── Given data ──
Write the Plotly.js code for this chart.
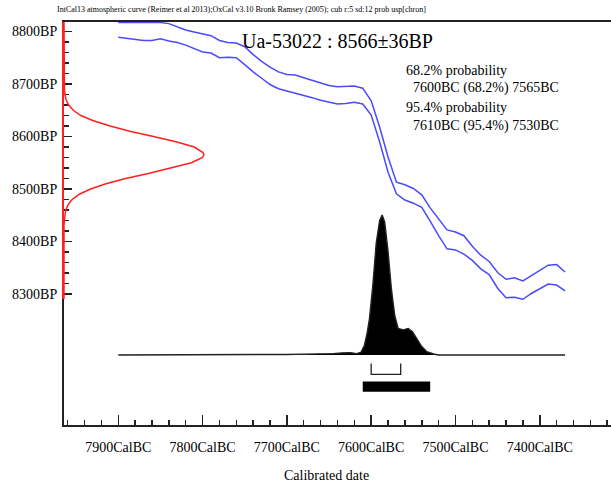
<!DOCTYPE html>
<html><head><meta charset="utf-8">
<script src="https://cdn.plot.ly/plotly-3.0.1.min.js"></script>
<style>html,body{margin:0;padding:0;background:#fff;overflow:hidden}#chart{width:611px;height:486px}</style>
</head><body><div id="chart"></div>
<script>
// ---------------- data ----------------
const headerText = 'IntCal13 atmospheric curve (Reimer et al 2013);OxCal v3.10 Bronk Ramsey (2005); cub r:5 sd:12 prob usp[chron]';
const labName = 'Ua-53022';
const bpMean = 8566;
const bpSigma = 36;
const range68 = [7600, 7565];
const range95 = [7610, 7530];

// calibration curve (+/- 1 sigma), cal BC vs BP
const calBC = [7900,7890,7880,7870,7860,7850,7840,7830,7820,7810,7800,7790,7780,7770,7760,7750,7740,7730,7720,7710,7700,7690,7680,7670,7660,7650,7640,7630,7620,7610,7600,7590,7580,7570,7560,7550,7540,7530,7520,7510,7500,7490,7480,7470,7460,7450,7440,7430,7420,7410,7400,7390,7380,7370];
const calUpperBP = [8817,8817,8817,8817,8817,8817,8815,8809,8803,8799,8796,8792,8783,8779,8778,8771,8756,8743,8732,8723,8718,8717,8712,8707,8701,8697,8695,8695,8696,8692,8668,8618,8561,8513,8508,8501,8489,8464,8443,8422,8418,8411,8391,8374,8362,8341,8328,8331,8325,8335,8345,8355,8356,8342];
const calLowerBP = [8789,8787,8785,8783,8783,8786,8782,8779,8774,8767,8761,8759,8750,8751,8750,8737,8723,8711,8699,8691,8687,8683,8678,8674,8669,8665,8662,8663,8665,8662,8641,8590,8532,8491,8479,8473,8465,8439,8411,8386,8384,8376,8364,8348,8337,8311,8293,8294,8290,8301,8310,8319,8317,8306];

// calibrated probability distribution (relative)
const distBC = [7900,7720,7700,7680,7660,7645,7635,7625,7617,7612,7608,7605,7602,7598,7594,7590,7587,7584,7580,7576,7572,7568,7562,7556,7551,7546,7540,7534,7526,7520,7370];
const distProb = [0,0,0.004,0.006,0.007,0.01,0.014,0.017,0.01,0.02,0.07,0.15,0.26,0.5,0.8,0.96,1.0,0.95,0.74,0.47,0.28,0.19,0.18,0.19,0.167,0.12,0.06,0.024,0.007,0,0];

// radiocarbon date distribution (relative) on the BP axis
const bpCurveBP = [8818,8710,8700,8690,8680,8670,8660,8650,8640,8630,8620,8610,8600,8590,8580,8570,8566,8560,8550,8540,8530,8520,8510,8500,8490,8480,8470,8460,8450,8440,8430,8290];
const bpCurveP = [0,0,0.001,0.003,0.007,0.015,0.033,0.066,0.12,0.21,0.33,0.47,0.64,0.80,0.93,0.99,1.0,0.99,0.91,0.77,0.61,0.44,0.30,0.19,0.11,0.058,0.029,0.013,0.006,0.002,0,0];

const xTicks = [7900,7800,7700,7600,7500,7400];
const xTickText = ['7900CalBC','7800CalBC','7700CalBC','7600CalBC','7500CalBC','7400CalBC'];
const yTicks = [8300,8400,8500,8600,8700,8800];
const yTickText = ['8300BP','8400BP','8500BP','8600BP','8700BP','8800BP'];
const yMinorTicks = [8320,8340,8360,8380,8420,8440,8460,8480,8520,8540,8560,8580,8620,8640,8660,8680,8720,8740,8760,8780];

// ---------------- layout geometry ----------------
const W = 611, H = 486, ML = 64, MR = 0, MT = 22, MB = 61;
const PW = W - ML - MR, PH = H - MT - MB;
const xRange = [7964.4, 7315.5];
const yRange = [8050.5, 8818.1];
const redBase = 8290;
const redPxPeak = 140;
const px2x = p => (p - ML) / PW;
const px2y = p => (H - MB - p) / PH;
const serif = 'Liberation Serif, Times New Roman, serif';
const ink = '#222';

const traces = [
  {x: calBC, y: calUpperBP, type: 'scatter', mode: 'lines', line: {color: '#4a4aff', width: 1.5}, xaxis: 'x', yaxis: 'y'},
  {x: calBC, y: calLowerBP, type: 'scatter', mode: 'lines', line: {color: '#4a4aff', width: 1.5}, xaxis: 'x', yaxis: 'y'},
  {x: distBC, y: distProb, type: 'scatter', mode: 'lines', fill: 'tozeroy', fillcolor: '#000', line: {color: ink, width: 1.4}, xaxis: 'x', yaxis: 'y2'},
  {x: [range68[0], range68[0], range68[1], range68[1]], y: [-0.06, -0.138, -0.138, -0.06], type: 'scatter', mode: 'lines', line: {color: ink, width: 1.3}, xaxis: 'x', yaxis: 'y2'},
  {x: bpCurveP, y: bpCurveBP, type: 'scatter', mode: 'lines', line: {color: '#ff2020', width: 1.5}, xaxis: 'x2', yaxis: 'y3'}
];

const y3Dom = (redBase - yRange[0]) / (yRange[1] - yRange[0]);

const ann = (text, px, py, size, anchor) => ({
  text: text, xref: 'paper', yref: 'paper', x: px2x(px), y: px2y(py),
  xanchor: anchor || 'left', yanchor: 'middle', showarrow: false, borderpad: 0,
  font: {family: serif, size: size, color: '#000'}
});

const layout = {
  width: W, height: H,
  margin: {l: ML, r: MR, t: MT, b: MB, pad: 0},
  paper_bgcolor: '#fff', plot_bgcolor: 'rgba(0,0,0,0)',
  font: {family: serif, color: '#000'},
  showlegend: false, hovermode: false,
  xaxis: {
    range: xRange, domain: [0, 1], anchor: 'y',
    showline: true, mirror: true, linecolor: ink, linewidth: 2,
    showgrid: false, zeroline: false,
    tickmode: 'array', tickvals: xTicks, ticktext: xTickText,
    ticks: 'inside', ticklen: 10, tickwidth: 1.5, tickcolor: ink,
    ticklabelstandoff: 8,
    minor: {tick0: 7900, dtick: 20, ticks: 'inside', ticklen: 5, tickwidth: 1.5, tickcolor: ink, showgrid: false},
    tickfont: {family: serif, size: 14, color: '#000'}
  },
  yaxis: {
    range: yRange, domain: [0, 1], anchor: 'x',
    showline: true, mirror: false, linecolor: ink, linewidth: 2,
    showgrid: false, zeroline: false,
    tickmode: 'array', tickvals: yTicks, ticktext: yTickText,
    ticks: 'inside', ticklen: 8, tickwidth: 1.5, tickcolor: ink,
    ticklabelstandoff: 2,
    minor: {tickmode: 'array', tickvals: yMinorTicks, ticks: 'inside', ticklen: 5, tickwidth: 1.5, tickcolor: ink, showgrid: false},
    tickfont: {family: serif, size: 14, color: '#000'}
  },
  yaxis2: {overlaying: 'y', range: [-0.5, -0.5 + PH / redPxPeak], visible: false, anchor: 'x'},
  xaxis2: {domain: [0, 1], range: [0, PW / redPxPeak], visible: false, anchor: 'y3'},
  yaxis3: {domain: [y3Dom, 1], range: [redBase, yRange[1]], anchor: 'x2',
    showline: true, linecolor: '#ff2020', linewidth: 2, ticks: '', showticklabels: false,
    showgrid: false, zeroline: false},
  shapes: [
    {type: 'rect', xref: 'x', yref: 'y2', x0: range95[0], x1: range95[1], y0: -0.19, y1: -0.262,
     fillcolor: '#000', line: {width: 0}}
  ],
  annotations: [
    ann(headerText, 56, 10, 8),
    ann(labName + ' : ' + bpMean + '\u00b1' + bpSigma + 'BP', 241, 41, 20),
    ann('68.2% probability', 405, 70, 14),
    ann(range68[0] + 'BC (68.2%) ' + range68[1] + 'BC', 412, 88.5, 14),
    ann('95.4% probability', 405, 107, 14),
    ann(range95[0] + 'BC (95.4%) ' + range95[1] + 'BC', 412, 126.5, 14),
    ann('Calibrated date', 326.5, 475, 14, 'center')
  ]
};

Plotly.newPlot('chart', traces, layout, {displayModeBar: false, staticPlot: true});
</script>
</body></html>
───
Required work:
Return all lines of the material above in which the word "chart" occurs.

Written response:
Write the Plotly.js code for this chart.
<style>html,body{margin:0;padding:0;background:#fff;overflow:hidden}#chart{width:611px;height:486px}</style>
</head><body><div id="chart"></div>
Plotly.newPlot('chart', traces, layout, {displayModeBar: false, staticPlot: true});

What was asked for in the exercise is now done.